Skip the images. Copy the records exactly as written.

● **SUPPLIED MATERIAL**
^^^^^^^^
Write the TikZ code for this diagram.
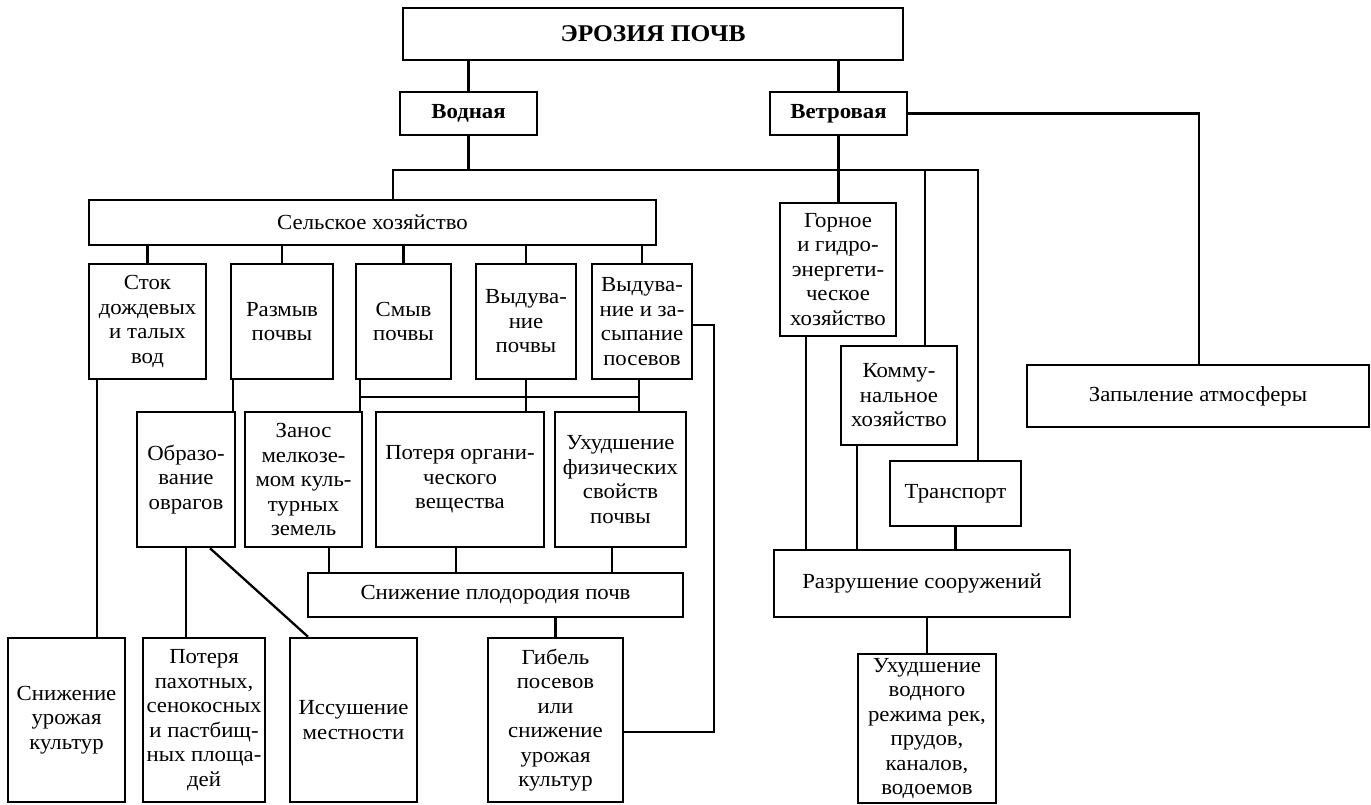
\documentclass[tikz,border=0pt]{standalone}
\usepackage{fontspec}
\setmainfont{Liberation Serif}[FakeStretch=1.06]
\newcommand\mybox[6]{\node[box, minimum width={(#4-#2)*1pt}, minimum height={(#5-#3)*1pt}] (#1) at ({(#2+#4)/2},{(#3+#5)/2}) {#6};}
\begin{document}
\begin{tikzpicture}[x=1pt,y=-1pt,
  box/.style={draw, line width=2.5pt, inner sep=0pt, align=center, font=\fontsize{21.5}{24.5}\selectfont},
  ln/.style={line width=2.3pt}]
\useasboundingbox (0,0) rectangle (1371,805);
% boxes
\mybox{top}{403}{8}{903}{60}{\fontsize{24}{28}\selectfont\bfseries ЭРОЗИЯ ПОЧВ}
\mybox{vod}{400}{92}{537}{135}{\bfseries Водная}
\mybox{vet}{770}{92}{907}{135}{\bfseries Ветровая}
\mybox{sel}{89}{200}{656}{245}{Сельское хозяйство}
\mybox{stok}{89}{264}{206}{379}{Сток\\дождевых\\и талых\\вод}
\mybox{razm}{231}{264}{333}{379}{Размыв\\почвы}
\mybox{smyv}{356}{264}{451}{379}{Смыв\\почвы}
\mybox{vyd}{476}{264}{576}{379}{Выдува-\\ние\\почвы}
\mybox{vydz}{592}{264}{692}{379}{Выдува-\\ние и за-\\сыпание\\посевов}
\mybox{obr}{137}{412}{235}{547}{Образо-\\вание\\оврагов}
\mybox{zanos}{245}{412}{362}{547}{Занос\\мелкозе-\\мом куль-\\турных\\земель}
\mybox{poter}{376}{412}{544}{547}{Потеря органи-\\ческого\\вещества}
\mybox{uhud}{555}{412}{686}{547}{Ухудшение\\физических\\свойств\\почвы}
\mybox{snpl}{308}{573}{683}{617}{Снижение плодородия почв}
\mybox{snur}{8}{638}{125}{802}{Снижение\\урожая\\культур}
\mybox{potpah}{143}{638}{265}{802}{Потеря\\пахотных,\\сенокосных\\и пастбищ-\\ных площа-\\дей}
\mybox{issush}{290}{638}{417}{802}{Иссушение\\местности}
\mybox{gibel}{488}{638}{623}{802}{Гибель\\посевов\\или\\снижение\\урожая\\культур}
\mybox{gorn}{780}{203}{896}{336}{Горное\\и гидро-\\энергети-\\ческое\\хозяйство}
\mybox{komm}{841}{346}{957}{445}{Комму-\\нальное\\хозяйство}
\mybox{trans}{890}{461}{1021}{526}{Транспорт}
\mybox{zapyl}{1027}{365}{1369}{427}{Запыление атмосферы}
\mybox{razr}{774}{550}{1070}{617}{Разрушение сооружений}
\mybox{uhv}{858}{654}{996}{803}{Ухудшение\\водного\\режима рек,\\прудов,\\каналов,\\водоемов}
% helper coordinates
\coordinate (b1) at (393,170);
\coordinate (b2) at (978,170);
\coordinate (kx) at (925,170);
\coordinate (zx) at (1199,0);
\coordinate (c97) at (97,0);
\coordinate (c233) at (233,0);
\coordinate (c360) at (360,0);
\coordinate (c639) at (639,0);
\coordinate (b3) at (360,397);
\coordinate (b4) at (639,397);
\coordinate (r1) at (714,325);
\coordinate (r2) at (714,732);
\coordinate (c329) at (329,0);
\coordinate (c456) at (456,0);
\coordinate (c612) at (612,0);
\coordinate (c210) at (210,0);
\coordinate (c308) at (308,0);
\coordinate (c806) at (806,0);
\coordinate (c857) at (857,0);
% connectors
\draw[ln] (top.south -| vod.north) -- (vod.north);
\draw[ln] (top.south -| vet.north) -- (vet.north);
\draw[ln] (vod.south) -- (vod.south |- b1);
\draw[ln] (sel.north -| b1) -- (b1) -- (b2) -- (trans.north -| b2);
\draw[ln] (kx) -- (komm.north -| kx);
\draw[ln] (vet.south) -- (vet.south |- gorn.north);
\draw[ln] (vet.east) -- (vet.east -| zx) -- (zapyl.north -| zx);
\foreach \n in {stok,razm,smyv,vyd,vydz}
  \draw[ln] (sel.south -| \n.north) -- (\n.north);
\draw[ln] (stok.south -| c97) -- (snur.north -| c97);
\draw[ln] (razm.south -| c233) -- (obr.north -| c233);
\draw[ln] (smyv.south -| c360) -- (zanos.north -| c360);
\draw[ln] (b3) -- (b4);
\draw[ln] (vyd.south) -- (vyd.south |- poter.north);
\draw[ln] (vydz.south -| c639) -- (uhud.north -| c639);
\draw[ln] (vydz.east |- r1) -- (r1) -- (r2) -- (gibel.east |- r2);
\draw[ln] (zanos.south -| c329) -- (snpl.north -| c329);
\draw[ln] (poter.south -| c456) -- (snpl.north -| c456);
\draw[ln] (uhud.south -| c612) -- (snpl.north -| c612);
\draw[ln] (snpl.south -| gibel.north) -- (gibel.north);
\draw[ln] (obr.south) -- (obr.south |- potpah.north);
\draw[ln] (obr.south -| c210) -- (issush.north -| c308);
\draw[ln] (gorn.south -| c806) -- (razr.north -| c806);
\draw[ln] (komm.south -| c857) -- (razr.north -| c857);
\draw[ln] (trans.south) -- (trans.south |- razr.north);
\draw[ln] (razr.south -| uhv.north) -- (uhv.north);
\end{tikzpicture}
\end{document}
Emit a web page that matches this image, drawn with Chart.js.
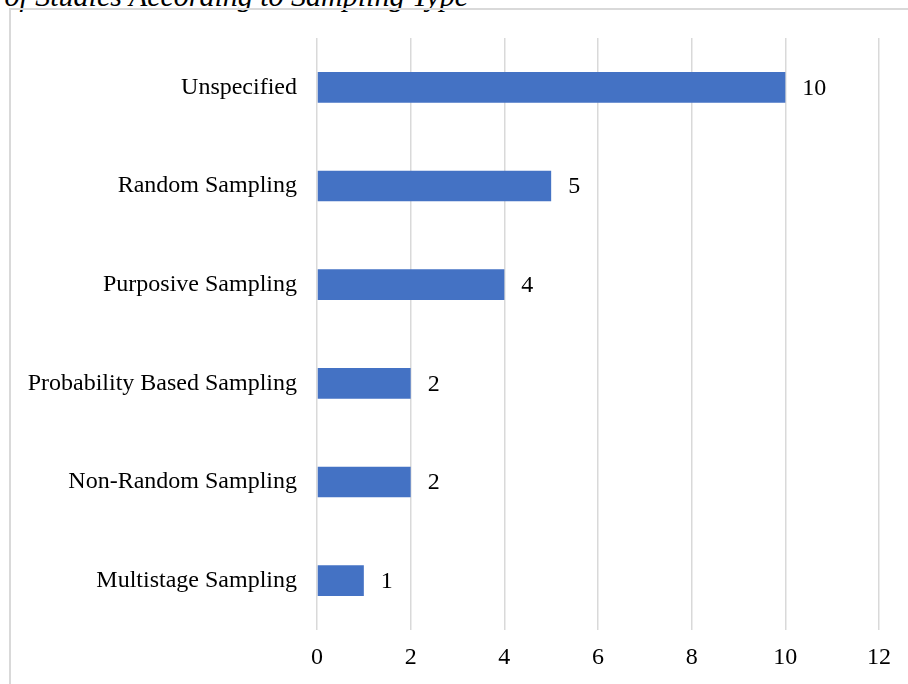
^^^^^^^^
● **FINAL ANSWER**
Write the TikZ code for this diagram.
\documentclass[tikz,border=0pt]{standalone}
\usepackage{fontspec}
\setmainfont{Liberation Serif}[FakeStretch=1.06]
\newcommand\mybox[6]{\node[box, minimum width={(#4-#2)*1pt}, minimum height={(#5-#3)*1pt}] (#1) at ({(#2+#4)/2},{(#3+#5)/2}) {#6};}
\begin{document}
\begin{tikzpicture}[x=1pt,y=-1pt,
  box/.style={draw, line width=2.5pt, inner sep=0pt, align=center, font=\fontsize{21.5}{24.5}\selectfont},
  ln/.style={line width=2.3pt}]
\useasboundingbox (0,0) rectangle (1371,805);
% boxes
\mybox{top}{403}{8}{903}{60}{\fontsize{24}{28}\selectfont\bfseries ЭРОЗИЯ ПОЧВ}
\mybox{vod}{400}{92}{537}{135}{\bfseries Водная}
\mybox{vet}{770}{92}{907}{135}{\bfseries Ветровая}
\mybox{sel}{89}{200}{656}{245}{Сельское хозяйство}
\mybox{stok}{89}{264}{206}{379}{Сток\\дождевых\\и талых\\вод}
\mybox{razm}{231}{264}{333}{379}{Размыв\\почвы}
\mybox{smyv}{356}{264}{451}{379}{Смыв\\почвы}
\mybox{vyd}{476}{264}{576}{379}{Выдува-\\ние\\почвы}
\mybox{vydz}{592}{264}{692}{379}{Выдува-\\ние и за-\\сыпание\\посевов}
\mybox{obr}{137}{412}{235}{547}{Образо-\\вание\\оврагов}
\mybox{zanos}{245}{412}{362}{547}{Занос\\мелкозе-\\мом куль-\\турных\\земель}
\mybox{poter}{376}{412}{544}{547}{Потеря органи-\\ческого\\вещества}
\mybox{uhud}{555}{412}{686}{547}{Ухудшение\\физических\\свойств\\почвы}
\mybox{snpl}{308}{573}{683}{617}{Снижение плодородия почв}
\mybox{snur}{8}{638}{125}{802}{Снижение\\урожая\\культур}
\mybox{potpah}{143}{638}{265}{802}{Потеря\\пахотных,\\сенокосных\\и пастбищ-\\ных площа-\\дей}
\mybox{issush}{290}{638}{417}{802}{Иссушение\\местности}
\mybox{gibel}{488}{638}{623}{802}{Гибель\\посевов\\или\\снижение\\урожая\\культур}
\mybox{gorn}{780}{203}{896}{336}{Горное\\и гидро-\\энергети-\\ческое\\хозяйство}
\mybox{komm}{841}{346}{957}{445}{Комму-\\нальное\\хозяйство}
\mybox{trans}{890}{461}{1021}{526}{Транспорт}
\mybox{zapyl}{1027}{365}{1369}{427}{Запыление атмосферы}
\mybox{razr}{774}{550}{1070}{617}{Разрушение сооружений}
\mybox{uhv}{858}{654}{996}{803}{Ухудшение\\водного\\режима рек,\\прудов,\\каналов,\\водоемов}
% helper coordinates
\coordinate (b1) at (393,170);
\coordinate (b2) at (978,170);
\coordinate (kx) at (925,170);
\coordinate (zx) at (1199,0);
\coordinate (c97) at (97,0);
\coordinate (c233) at (233,0);
\coordinate (c360) at (360,0);
\coordinate (c639) at (639,0);
\coordinate (b3) at (360,397);
\coordinate (b4) at (639,397);
\coordinate (r1) at (714,325);
\coordinate (r2) at (714,732);
\coordinate (c329) at (329,0);
\coordinate (c456) at (456,0);
\coordinate (c612) at (612,0);
\coordinate (c210) at (210,0);
\coordinate (c308) at (308,0);
\coordinate (c806) at (806,0);
\coordinate (c857) at (857,0);
% connectors
\draw[ln] (top.south -| vod.north) -- (vod.north);
\draw[ln] (top.south -| vet.north) -- (vet.north);
\draw[ln] (vod.south) -- (vod.south |- b1);
\draw[ln] (sel.north -| b1) -- (b1) -- (b2) -- (trans.north -| b2);
\draw[ln] (kx) -- (komm.north -| kx);
\draw[ln] (vet.south) -- (vet.south |- gorn.north);
\draw[ln] (vet.east) -- (vet.east -| zx) -- (zapyl.north -| zx);
\foreach \n in {stok,razm,smyv,vyd,vydz}
  \draw[ln] (sel.south -| \n.north) -- (\n.north);
\draw[ln] (stok.south -| c97) -- (snur.north -| c97);
\draw[ln] (razm.south -| c233) -- (obr.north -| c233);
\draw[ln] (smyv.south -| c360) -- (zanos.north -| c360);
\draw[ln] (b3) -- (b4);
\draw[ln] (vyd.south) -- (vyd.south |- poter.north);
\draw[ln] (vydz.south -| c639) -- (uhud.north -| c639);
\draw[ln] (vydz.east |- r1) -- (r1) -- (r2) -- (gibel.east |- r2);
\draw[ln] (zanos.south -| c329) -- (snpl.north -| c329);
\draw[ln] (poter.south -| c456) -- (snpl.north -| c456);
\draw[ln] (uhud.south -| c612) -- (snpl.north -| c612);
\draw[ln] (snpl.south -| gibel.north) -- (gibel.north);
\draw[ln] (obr.south) -- (obr.south |- potpah.north);
\draw[ln] (obr.south -| c210) -- (issush.north -| c308);
\draw[ln] (gorn.south -| c806) -- (razr.north -| c806);
\draw[ln] (komm.south -| c857) -- (razr.north -| c857);
\draw[ln] (trans.south) -- (trans.south |- razr.north);
\draw[ln] (razr.south -| uhv.north) -- (uhv.north);
\end{tikzpicture}
\end{document}
Emit a web page that matches this image, drawn with Chart.js.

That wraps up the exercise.